Restoring Purpose

As I continue to preach through 1 Corinthians, focusing on Paul’s explanation of love being “the most excellent way” (1 Corinthians 12:31), I have to remind myself – all of us, actually – that Paul wrote this letter to a body of believers who were missing the point of God’s love (chapter 13), namely the fulfillment of God’s plan through Jesus’ death and resurrection (chapter 15). Because God loves the people he created and despite our ongoing sinful efforts to separate ourselves from God and others, he sent his Son Jesus to restore us to himself. John wrote, “This is love: not that we loved God, but that he loved us and sent his Son as an atoning sacrifice for our sins” (1 John 4:10).

God’s love reveals God’s purpose. Again, John wrote, “For God so loved the world that he gave his one and only Son, that whoever believes in him shall not perish but have eternal life” (John 3:16). I’m sure we understand this at a fundamental level, which is very personal. However, while it is important that each person know and understand the Good News of God’s love that leads to salvation through faith in Jesus, it is also important that we, the church as a whole, understand where that love should lead us. Since God’s love reveals God’s purpose of restoring sinful people to himself, the church must understand that our purpose, our mission is to participate in God’s work of restoration. Paul explains God’s purpose for the church this way, writing in Ephesians 3:10-12:

His intent was that now, through the church, the manifold wisdom of God should be made known to the rulers and authorities in the heavenly realms, according to his eternal purpose that he accomplished in Christ Jesus our Lord. In him and through faith in him we may approach God with freedom and confidence.

God’s purpose for the church is to reveal the fulfillment of his plan to reconcile the world to himself through Jesus.

Unfortunately, throughout the history of the church, we, the church, have missed the point or simply shirked our responsibility to fulfill our purpose. Many times, as we’ve seen with the church in Corinth, many individuals within the church have focused solely on their own salvation – getting it and keeping it – at the expense of the church and its unity as the body of Christ and at the expense of the world that still needs to hear, see, and experience God’s restoring love. As individuals focus on their own wants and needs, their own faith, gifts, and experiences, they lose sight of the Good News of God’s love for the world and keep it to themselves. That’s when the church becomes the “holy huddle,” a collection of people who gather around God because of what he gives, being content to spend a few hours together Sunday morning, singing the right songs, hearing the right words, and doing the right things. It sounds right; it looks right; it might even feel right, but it’s not quite right.

Church, if that’s as far as we’re going to take our faith, we need to restore our purpose. Peter explains our purpose as the church in this way, writing in 1 Peter 2:9-12:

But you are a chosen people, a royal priesthood, a holy nation, God’s special possession, that you may declare the praises of him who called you out of darkness into his wonderful light. Once you were not a people, but now you are the people of God; once you had not received mercy, but now you have received mercy.
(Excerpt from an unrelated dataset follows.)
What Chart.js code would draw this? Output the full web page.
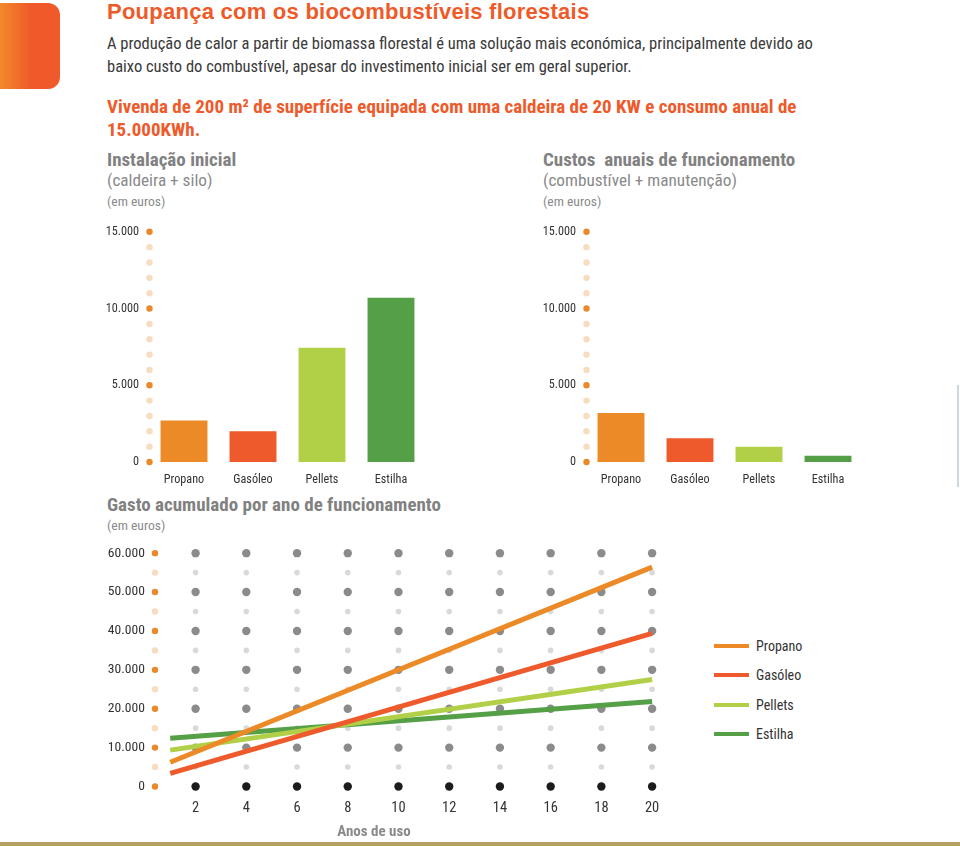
<!DOCTYPE html>
<html>
<head>
  <meta charset="UTF-8">
  <title>Poupança com os biocombustíveis florestais</title>
  <script src="https://cdn.jsdelivr.net/npm/chart.js"></script>
  <style>
    body {
      margin: 0;
      background: #fff;
      font-family: 'Roboto Condensed', 'Liberation Sans Narrow', 'DejaVu Sans Condensed', sans-serif;
      color: #333;
    }
    #page {
      position: relative;
      width: 960px;
      height: 846px;
      overflow: hidden;
    }
    #page > * { position: absolute; white-space: nowrap; }
    .badge {
      left: -12px; top: 3px; width: 72px; height: 86px;
      border-radius: 12px;
      background: linear-gradient(to right, #f39a2c, #f05a2a 60%);
    }
    .title {
      left: 107px; top: 0; font: bold 22px/24px 'Liberation Sans', sans-serif;
      letter-spacing: 0.25px;
      color: #ef5a29;
    }
    .intro { left: 107px; top: 32px; font-size: 16.5px; line-height: 23px; color: #3a3a3a; }
    .house { left: 107px; top: 95px; font-size: 19px; line-height: 23px; font-weight: bold; color: #ee5a2a; }
    .head { font-size: 19px; line-height: 22px; font-weight: bold; color: #818181; }
    .sub { font-size: 17.2px; line-height: 22px; color: #8a8a8a; }
    .unit { font-size: 13.6px; line-height: 18px; color: #8a8a8a; }
    .years { left: 324px; width: 100px; top: 822px; text-align: center; font-weight: bold; font-size: 15px; line-height: 18px; color: #8a8a8a; }
    #legend { left: 714px; top: 637px; display: flex; flex-direction: column; gap: 11.3px; }
    #legend div { display: flex; align-items: center; height: 18px; font-size: 14px; color: #333; }
    #legend span { display: inline-block; width: 35px; height: 4px; margin-right: 7px; }
    .band { left: 0; top: 842px; width: 960px; height: 4px; background: #b5a064; }
    .edge { left: 957px; top: 385px; width: 2px; height: 102px; background: #cfd6de; }
  </style>
</head>
<body>
<div id="page">
  <div class="badge"></div>
  <div class="title">Poupança com os biocombustíveis florestais</div>
  <div class="intro">A produção de calor a partir de biomassa florestal é uma solução mais económica, principalmente devido ao<br>baixo custo do combustível, apesar do investimento inicial ser em geral superior.</div>
  <div class="house">Vivenda de 200 m² de superfície equipada com uma caldeira de 20 KW e consumo anual de<br>15.000KWh.</div>

  <div class="head" style="left:107px;top:149px">Instalação inicial</div>
  <div class="sub" style="left:107px;top:169px">(caldeira + silo)</div>
  <div class="unit" style="left:107px;top:192px">(em euros)</div>

  <div class="head" style="left:543px;top:149px">Custos&nbsp; anuais de funcionamento</div>
  <div class="sub" style="left:543px;top:169px">(combustível + manutenção)</div>
  <div class="unit" style="left:543px;top:192px">(em euros)</div>

  <div class="head" style="left:107px;top:494px">Gasto acumulado por ano de funcionamento</div>
  <div class="unit" style="left:107px;top:516px">(em euros)</div>

  <canvas id="installChart" width="360" height="285" style="left:100px;top:214px"></canvas>
  <canvas id="annualChart" width="360" height="285" style="left:537px;top:214px"></canvas>
  <canvas id="totalChart" width="580" height="290" style="left:100px;top:535px"></canvas>

  <div class="years">Anos de uso</div>
  <div id="legend"></div>
  <div class="band"></div>
  <div class="edge"></div>
</div>

<script>
  // fuels and their colours
  const categories = ['Propano', 'Gasóleo', 'Pellets', 'Estilha'];
  const fuelColors = ['#ec8a27', '#ee5a2b', '#b1d047', '#55a047'];

  // initial install (boiler + silo), euros
  const installCost = [2700, 2000, 7450, 10700];
  // yearly running cost (fuel + maintenance), euros
  const annualCost = [3200, 1550, 1000, 400];

  // accumulated cost, read at the ends of each straight line
  const lineYears = [1, 20];
  const propanoTotal = [6250, 56400];
  const gasoleoTotal = [3350, 39350];
  const pelletsTotal = [9350, 27500];
  const estilhaTotal = [12400, 21850];

  const yearTicks = [2, 4, 6, 8, 10, 12, 14, 16, 18, 20];

  const fmt = v => String(v).replace(/\B(?=(\d{3})+(?!\d))/g, '.');

  Chart.defaults.font.family = "'Roboto Condensed', 'Liberation Sans Narrow', 'DejaVu Sans Condensed', sans-serif";
  Chart.defaults.color = '#333';

  function dot(ctx, x, y, r, color) {
    ctx.beginPath();
    ctx.arc(x, y, r, 0, Math.PI * 2);
    ctx.fillStyle = color;
    ctx.fill();
  }

  // dotted axis + dotted grid, placed from the chart's own scales
  const dotsPlugin = {
    id: 'dots',
    beforeDatasetsDraw(chart, args, opts) {
      const { ctx, chartArea, scales } = chart;
      ctx.save();
      scales.y.ticks.forEach(t => {
        const py = scales.y.getPixelForValue(t.value);
        const major = t.value % opts.major === 0;
        dot(ctx, chartArea.left, py, 3.2, major ? '#e9892c' : '#f8dcc0');
        (opts.columns || []).forEach(c => {
          const px = scales.x.getPixelForValue(c);
          if (t.value === 0) dot(ctx, px, py, 4.2, '#1c1c1c');
          else if (major) dot(ctx, px, py, 4.2, '#8b8b8b');
          else dot(ctx, px, py, 2.8, '#d9d9d9');
        });
      });
      ctx.restore();
    }
  };

  function barChart(id, values) {
    return new Chart(document.getElementById(id), {
      type: 'bar',
      data: {
        labels: categories,
        datasets: [{
          data: values,
          backgroundColor: fuelColors,
          barPercentage: 0.68,
          categoryPercentage: 1
        }]
      },
      options: {
        responsive: false,
        animation: false,
        layout: { padding: { top: 12, right: 34.5, left: 0, bottom: 0 } },
        plugins: {
          legend: { display: false },
          tooltip: { enabled: false },
          dots: { major: 5000 }
        },
        scales: {
          x: {
            grid: { display: false, drawTicks: false },
            border: { display: false },
            ticks: { padding: 10.5, font: { size: 12.2 } },
            afterFit: s => { s.height = 37; }
          },
          y: {
            min: 0,
            max: 15000,
            grid: { display: false, drawTicks: false },
            border: { display: false },
            ticks: {
              stepSize: 1000,
              autoSkip: false,
              padding: 10.5,
              font: { size: 12.2 },
              callback: v => v % 5000 === 0 ? fmt(v) : ''
            },
            afterFit: s => { s.width = 49.5; }
          }
        }
      },
      plugins: [dotsPlugin]
    });
  }

  barChart('installChart', installCost);
  barChart('annualChart', annualCost);

  const totals = [propanoTotal, gasoleoTotal, pelletsTotal, estilhaTotal];

  new Chart(document.getElementById('totalChart'), {
    type: 'line',
    data: {
      datasets: categories.map((name, i) => ({
        label: name,
        data: lineYears.map((yr, k) => ({ x: yr, y: totals[i][k] })),
        borderColor: fuelColors[i],
        borderWidth: 5,
        borderCapStyle: 'butt',
        pointRadius: 0,
        tension: 0
      }))
    },
    options: {
      responsive: false,
      animation: false,
      layout: { padding: { top: 12, right: 0, left: 0, bottom: 0 } },
      plugins: {
        legend: { display: false },
        tooltip: { enabled: false },
        dots: { major: 10000, columns: yearTicks }
      },
      scales: {
        x: {
          type: 'linear',
          min: 0.4,
          max: 21.1,
          grid: { display: false, drawTicks: false },
          border: { display: false },
          ticks: { padding: 13, font: { size: 14.5 }, autoSkip: false },
          afterBuildTicks: s => { s.ticks = yearTicks.map(v => ({ value: v })); },
          afterFit: s => { s.height = 38.5; }
        },
        y: {
          min: 0,
          max: 60000,
          grid: { display: false, drawTicks: false },
          border: { display: false },
          ticks: {
            stepSize: 5000,
            autoSkip: false,
            padding: 10,
            font: { size: 13.6 },
            callback: v => v % 10000 === 0 ? fmt(v) : ''
          },
          afterFit: s => { s.width = 55; }
        }
      }
    },
    plugins: [dotsPlugin]
  });

  // legend for the accumulated chart
  const legend = document.getElementById('legend');
  categories.forEach((name, i) => {
    const row = document.createElement('div');
    row.innerHTML = '<span style="background:' + fuelColors[i] + '"></span>' + name;
    legend.appendChild(row);
  });
</script>
</body>
</html>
Dear friends, I urge you, as foreigners and exiles, to abstain from sinful desires, which wage war against your soul. Live such good lives among the pagans that, though they accuse you of doing wrong, they may see your good deeds and glorify God on the day he visits us.

Yes, we need to gather and praise God for who he is and what he has done through Jesus, but our purpose goes further than that. We need to keep our focus on Christ: knowing him, following him, reflecting him, and leading other people to him. We need to share his love and grace that we ourselves have received.